(What you should do) Repeat all of the material below exactly as written, images excluded.

(Stored data)
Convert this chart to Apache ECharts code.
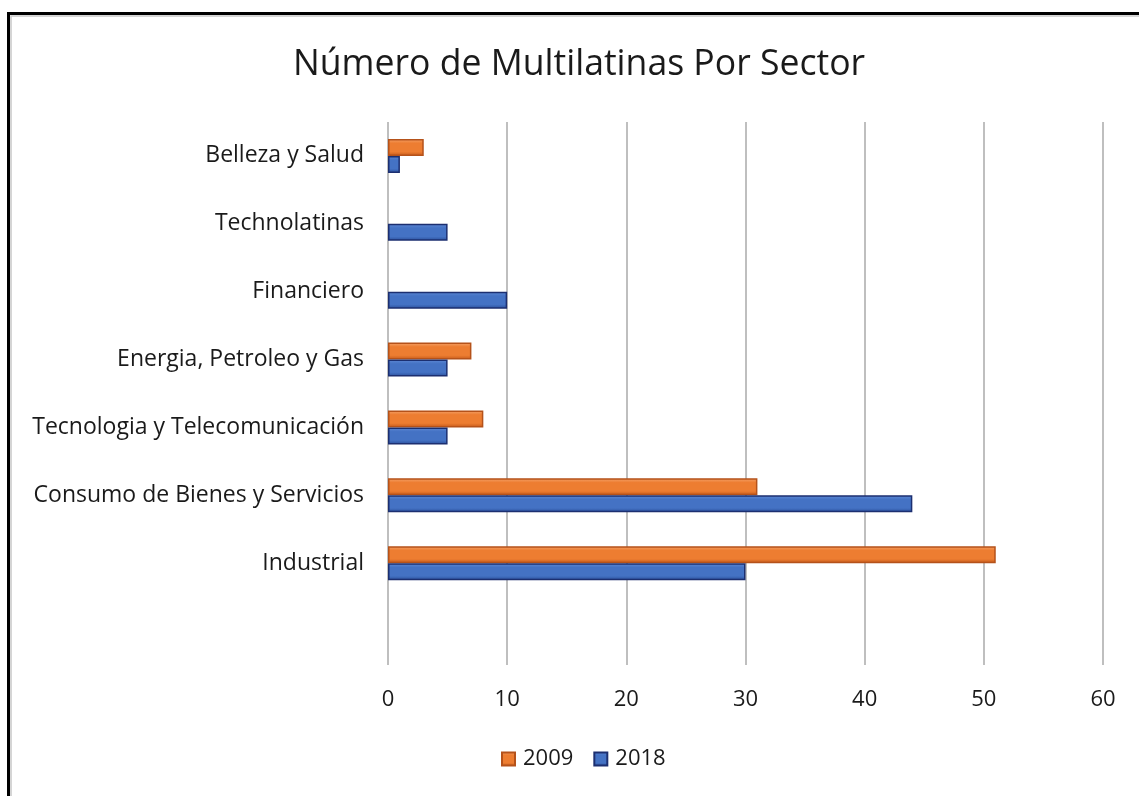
<!DOCTYPE html>
<html>
<head>
<meta charset="utf-8">
<script src="https://cdn.jsdelivr.net/npm/echarts@6/dist/echarts.min.js"></script>
<style>
html,body{margin:0;padding:0;background:#fff;}
#chart{width:1139px;height:796px;}
</style>
</head>
<body>
<div id="chart"></div>
<script>
var categories = ['Belleza y Salud', 'Technolatinas', 'Financiero', 'Energia, Petroleo y Gas', 'Tecnologia y Telecomunicación', 'Consumo de Bienes y Servicios', 'Industrial', ''];
var values2009 = [3, null, null, 7, 8, 31, 51, null];
var values2018 = [1, 5, 10, 5, 5, 44, 30, null];
var xTicks = [0, 10, 20, 30, 40, 50, 60];
var seriesNames = ['2009', '2018'];

var FONT = 'Open Sans';
var chart = echarts.init(document.getElementById('chart'), null, {renderer: 'canvas'});

function grad(light, mid, dark) {
  return new echarts.graphic.LinearGradient(0, 0, 0, 1, [
    {offset: 0, color: light}, {offset: 0.25, color: mid}, {offset: 0.75, color: mid}, {offset: 1, color: dark}
  ]);
}

chart.setOption({
  animation: false,
  backgroundColor: '#fff',
  title: {
    text: 'Número de Multilatinas Por Sector',
    left: 288,
    top: 42,
    textStyle: {fontFamily: FONT, fontSize: 35.6, fontWeight: 'normal', color: '#1a1a1a'}
  },
  legend: {
    data: seriesNames,
    bottom: 21,
    left: 496,
    itemWidth: 13,
    itemHeight: 13,
    itemGap: 20,
    icon: 'rect',
    textStyle: {fontFamily: FONT, fontSize: 22, color: '#1a1a1a', padding: [0, 0, 0, 3]}
  },
  grid: {left: 388, right: 36, top: 122, bottom: 131, containLabel: false},
  xAxis: {
    type: 'value',
    min: xTicks[0],
    max: xTicks[xTicks.length - 1],
    interval: 10,
    axisLine: {show: false},
    axisTick: {show: false},
    axisLabel: {fontFamily: FONT, fontSize: 22, color: '#1a1a1a', margin: 24},
    splitLine: {show: true, lineStyle: {color: '#bfbfbf', width: 2}}
  },
  yAxis: {
    type: 'category',
    data: categories,
    inverse: true,
    axisLine: {show: false},
    axisTick: {show: false},
    axisLabel: {fontFamily: FONT, fontSize: 23, color: '#1a1a1a', margin: 24}
  },
  series: [
    {
      name: seriesNames[0], type: 'bar', data: values2009,
      barGap: '0%', barCategoryGap: '50%',
      itemStyle: {color: grad('#f4a36b', '#ed7d31', '#c4591a'), borderColor: '#b5521a', borderWidth: 1.5}
    },
    {
      name: seriesNames[1], type: 'bar', data: values2018,
      barGap: '0%', barCategoryGap: '50%',
      itemStyle: {color: grad('#5f8ad6', '#4472c4', '#2a4f9a'), borderColor: '#1c2f70', borderWidth: 1.5}
    }
  ],
  graphic: [
    {type: 'rect', shape: {x: 8.5, y: 13.5, width: 1200, height: 900}, style: {fill: null, stroke: '#000', lineWidth: 3}},
    {type: 'polyline', shape: {points: [[11, 900], [11, 16], [1200, 16]]}, style: {fill: null, stroke: '#c8c8c8', lineWidth: 1.5}}
  ]
});
</script>
</body>
</html>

(The completed task)
Convert this chart to Apache ECharts code.
<!DOCTYPE html>
<html>
<head>
<meta charset="utf-8">
<script src="https://cdn.jsdelivr.net/npm/echarts@6/dist/echarts.min.js"></script>
<style>
html,body{margin:0;padding:0;background:#fff;}
#chart{width:1139px;height:796px;}
</style>
</head>
<body>
<div id="chart"></div>
<script>
var categories = ['Belleza y Salud', 'Technolatinas', 'Financiero', 'Energia, Petroleo y Gas', 'Tecnologia y Telecomunicación', 'Consumo de Bienes y Servicios', 'Industrial', ''];
var values2009 = [3, null, null, 7, 8, 31, 51, null];
var values2018 = [1, 5, 10, 5, 5, 44, 30, null];
var xTicks = [0, 10, 20, 30, 40, 50, 60];
var seriesNames = ['2009', '2018'];

var FONT = 'Open Sans';
var chart = echarts.init(document.getElementById('chart'), null, {renderer: 'canvas'});

function grad(light, mid, dark) {
  return new echarts.graphic.LinearGradient(0, 0, 0, 1, [
    {offset: 0, color: light}, {offset: 0.25, color: mid}, {offset: 0.75, color: mid}, {offset: 1, color: dark}
  ]);
}

chart.setOption({
  animation: false,
  backgroundColor: '#fff',
  title: {
    text: 'Número de Multilatinas Por Sector',
    left: 288,
    top: 42,
    textStyle: {fontFamily: FONT, fontSize: 35.6, fontWeight: 'normal', color: '#1a1a1a'}
  },
  legend: {
    data: seriesNames,
    bottom: 21,
    left: 496,
    itemWidth: 13,
    itemHeight: 13,
    itemGap: 20,
    icon: 'rect',
    textStyle: {fontFamily: FONT, fontSize: 22, color: '#1a1a1a', padding: [0, 0, 0, 3]}
  },
  grid: {left: 388, right: 36, top: 122, bottom: 131, containLabel: false},
  xAxis: {
    type: 'value',
    min: xTicks[0],
    max: xTicks[xTicks.length - 1],
    interval: 10,
    axisLine: {show: false},
    axisTick: {show: false},
    axisLabel: {fontFamily: FONT, fontSize: 22, color: '#1a1a1a', margin: 24},
    splitLine: {show: true, lineStyle: {color: '#bfbfbf', width: 2}}
  },
  yAxis: {
    type: 'category',
    data: categories,
    inverse: true,
    axisLine: {show: false},
    axisTick: {show: false},
    axisLabel: {fontFamily: FONT, fontSize: 23, color: '#1a1a1a', margin: 24}
  },
  series: [
    {
      name: seriesNames[0], type: 'bar', data: values2009,
      barGap: '0%', barCategoryGap: '50%',
      itemStyle: {color: grad('#f4a36b', '#ed7d31', '#c4591a'), borderColor: '#b5521a', borderWidth: 1.5}
    },
    {
      name: seriesNames[1], type: 'bar', data: values2018,
      barGap: '0%', barCategoryGap: '50%',
      itemStyle: {color: grad('#5f8ad6', '#4472c4', '#2a4f9a'), borderColor: '#1c2f70', borderWidth: 1.5}
    }
  ],
  graphic: [
    {type: 'rect', shape: {x: 8.5, y: 13.5, width: 1200, height: 900}, style: {fill: null, stroke: '#000', lineWidth: 3}},
    {type: 'polyline', shape: {points: [[11, 900], [11, 16], [1200, 16]]}, style: {fill: null, stroke: '#c8c8c8', lineWidth: 1.5}}
  ]
});
</script>
</body>
</html>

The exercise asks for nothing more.